If a state includes deformation or breakage, keep functional truth. A bent barrel implies an unshootable state; a sheared charging handle implies rerack failure. Use proxy internals to guide breaks—under‑shell ribs, heat sinks, screw bosses—so torn skins reveal plausible layers. Align fracture direction with impact vectors and material logic (polymer white‑edge shear, metal bend and crease). Provide at least one “repairable” fail (replaceable shroud, swapped rail) as a gameplay‑friendly state, and one “terminal” fail for narrative or cutscene use.

Variant Families Without Noise

Variants should feel like siblings, not strangers. Unify by maintaining silhouette, control placement, and the material family. Vary by colorway, finish, and mask intensities. Automotive logic helps: base trim (utility), mid trim (operator), special trim (ceremonial or limited). Carry a signature detail across the family—e.g., a chamfer polish stripe or knurl pattern—so even wildly different livery reads as the same manufacturer or faction lineage. This keeps kitbash‑heavy lines coherent without clutter.

Batchable Deliverables for Teams

Design your output for batching. Name and export consistent plate sets: BEAUTY, AO, CURV, NORM, ID, MASK_EDGE, MASK_CAV, MASK_IMPACT, MASK_THERMAL, MASK_FLUID, and DECAL_ALPHA. Provide a JSON or note layer that lists parameter values per variant/tier. Production can ingest these into tools or blueprints to preview multiple states in‑engine. For marketing and UI, include flat PNGs at review and gameplay scales so readability is checked early.
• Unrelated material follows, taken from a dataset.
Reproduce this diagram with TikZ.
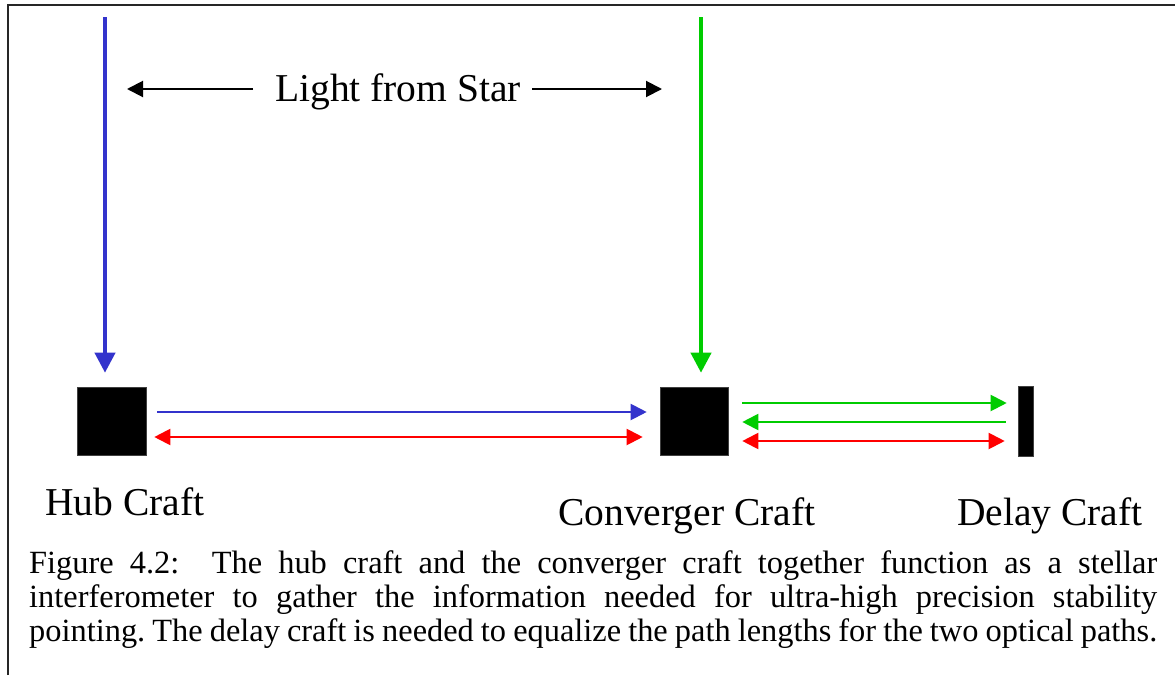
\documentclass[tikz,border=0pt]{standalone}
\usepackage{fontspec}
\setmainfont{Liberation Serif}
\usetikzlibrary{arrows.meta}
\definecolor{beamblue}{RGB}{51,51,204}
\definecolor{beamgreen}{RGB}{0,204,0}
\definecolor{beamred}{RGB}{255,0,0}
\frenchspacing
\begin{document}
\begin{tikzpicture}[x=1pt,y=-1pt,
  craftbox/.style={fill=black,draw=black!75,line width=0.6pt,inner sep=0pt},
  beamline/.style={line width=4pt,-{Triangle[length=20pt,width=20pt]}},
  thinarr/.style={line width=2pt,-{Triangle[length=16pt,width=16pt]}},
  thinboth/.style={line width=2pt,{Triangle[length=16pt,width=16pt]}-{Triangle[length=16pt,width=16pt]}},
  craftlabel/.style={font=\fontsize{39.5}{47}\selectfont,inner sep=0pt,anchor=base west},
  captext/.style={font=\fontsize{32.4}{34}\selectfont,inner sep=0pt,anchor=base west}]
\useasboundingbox (0,0) rectangle (1175,675);
\fill[white] (0,0) rectangle (1175,675);
% frame
\draw[line width=1.6pt,black!85] (8,675) -- (8,5) -- (1175,5);
% craft
\node[craftbox,minimum width=69pt,minimum height=68pt] (hub) at (111.5,421) {};
\node[craftbox,minimum width=68pt,minimum height=68pt] (conv) at (694,421) {};
\node[craftbox,minimum width=15pt,minimum height=70pt] (delay) at (1025.5,421) {};
% starlight beams
\coordinate (btop) at (105,17);
\coordinate (gtop) at (701,17);
\draw[beamline,beamblue] (btop) -- ([xshift=-6.5pt,yshift=14pt]hub.north);
\draw[beamline,beamgreen] (gtop) -- ([xshift=7pt,yshift=14pt]conv.north);
% light from star label
\node[craftlabel] (star) at (275,101) {Light from Star};
\coordinate (sla) at (253,89);
\coordinate (slb) at (127,89);
\coordinate (sra) at (532,89);
\coordinate (srb) at (662,89);
\draw[thinarr,black] (sla) -- (slb);
\draw[thinarr,black] (sra) -- (srb);
% hub to converger
\draw[thinarr,beamblue,shorten <=11pt,shorten >=13pt] ([yshift=9pt]hub.east) -- ([yshift=9pt]conv.west);
\draw[thinboth,beamred,shorten <=8pt,shorten >=17pt] ([yshift=-16pt]hub.east) -- ([yshift=-16pt]conv.west);
% converger to delay
\draw[thinarr,beamgreen,shorten <=14pt,shorten >=11pt] ([yshift=18pt]conv.east) -- ([yshift=18pt]delay.west);
\draw[thinarr,beamgreen,shorten <=12pt,shorten >=14pt] ([yshift=-1pt]delay.west) -- ([yshift=-1pt]conv.east);
\draw[thinboth,beamred,shorten <=14pt,shorten >=13pt] ([yshift=-20pt]conv.east) -- ([yshift=-20pt]delay.west);
% labels
\node[craftlabel] (hublbl) at (45,515) {Hub Craft};
\node[craftlabel] (convlbl) at (558,525) {Converger Craft};
\node[craftlabel] (delaylbl) at (957,525) {Delay Craft};
% caption
\node[captext] (cap) at (29,573) {\parbox[t]{1128pt}{\fontsize{32.4}{34}\selectfont
\makebox[1128pt][s]{Figure 4.2:\ \ The hub craft and the converger craft together function as a stellar}\\
\makebox[1128pt][s]{interferometer to gather the information needed for ultra-high precision stability}\\
pointing. The delay craft is needed to equalize the path lengths for the two optical paths.}};
\end{tikzpicture}
\end{document}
Camera, FOV, and Consistency Checks

Damage exaggerates noise, so camera discipline matters. Lock a family FOV and distance per class so specular ladders and mask scale look comparable across variants. Generate a backlit rim pass to ensure silhouettes still read through heavy wear. If the class read collapses under backlight, your wear may be oversculpting the silhouette—pull back or push the underlying blockout to reassert the weapon’s identity.

Testing in Multiple Biomes

A damage/variant system must survive different environments. Test renders against neutral studio, cool overcast (blue fill), and warm indoor (tungsten skew). Check that polymer scuffs don’t turn chalky under cool light, and that metal heat tints don’t go radioactive under warm light. For faction or biome variants (arctic, desert, urban), ensure the same rule set produces believable results with only preset swaps. If not, your rules are too brittle; generalize them and push aesthetic specifics into per‑biome parameter files.

Common Pitfalls and How to Dodge Them

Three pitfalls recur: (1) Randomized grime with no respect for handling—everything looks equally dirty; (2) Mask scale drift—edge wear textures too large on pistols, too micro on rifles; (3) Photobash that introduces alien lighting or brand features. Solve with a handling map (where hands, slings, and holsters touch), mask scale tied to real units, and a strict “match the render” rule for any photo insert. Another trap is over‑bright raw aluminum or over‑gloss polymers—keep materials believable so wear doesn’t read like sticker overlays.

Engine Parity and Performance Awareness

Variant automation often lands in real‑time. Keep packed masks (RGBC) within budget, prefer trim/atlas strategies for shared decals, and avoid 4K unique textures where a 1–2K trim plus masks will do. If the target engine supports runtime material parameters, expose tier and variant IDs as ints or enums, and ensure your authoring values map 1:1. Avoid negative lights, fake reflections, or hand‑painted shadows that can’t be replicated in engine; save those for key art layers.

Documentation That Enables Reuse

Write a short spec for each weapon family: what parameters drive variants, which masks define tiers, where decals anchor, and which elements are sacrificial/replaceable. Include a visual heat map of wear likelihood and a handling map. Production can use these to build authoring tools or automate QA checks (e.g., safety icons preserved above 60% legibility at gameplay size). Clear documentation turns your single asset into a system.

Example Workflow: From Clean to Tier 2 Across Three Variants

Start with a clean, well‑lit render stack from your blockout. Author mask families at neutral scale. Create three material presets: Factory Matte, Patrol Semi‑Gloss, Desert Cerakote. Duplicate the PSD and apply Tier 1 masks lightly—edge kisses, cavity dust, subtle oil. Spin a Patrol variant by raising gloss and reducing cavity dust; spin a Desert by warming hue and adding micro‑pitting and salt bloom along the lower receiver and fasteners. For Tier 2, increase edge breadth, add a few guided impacts on leading edges, and introduce heat tint near the muzzle. Export the same plate set for all three; verify silhouette and safety icon legibility at gameplay crop before moving on.

Teaching Notes: Team Exercises for Shared Grammar

Run “mask bake‑offs” where each artist authors the five mask families for the same blockout using the shared rules, then compare results under identical lighting. Follow with a “variant sprint” where the team generates three faction looks by changing only parameters and decals. End with a critique at gameplay scale to enforce readability discipline. Over time, this builds a studio‑wide automation grammar that keeps variants coherent and reduces crunch.

Closing: Systems Make Style Sustainable

Damage states and variant automation are where craft meets compassion—compassion for your teammates’ time and for the player’s readability. Start with truthful blockouts, keep kitbash elements under a shared mask and material logic, and keep photobash ethical and subordinate to your 3D light. When your system is sound, you can ship families of weapons that age, fail, and vary with personality—without sacrificing clarity or blowing the schedule.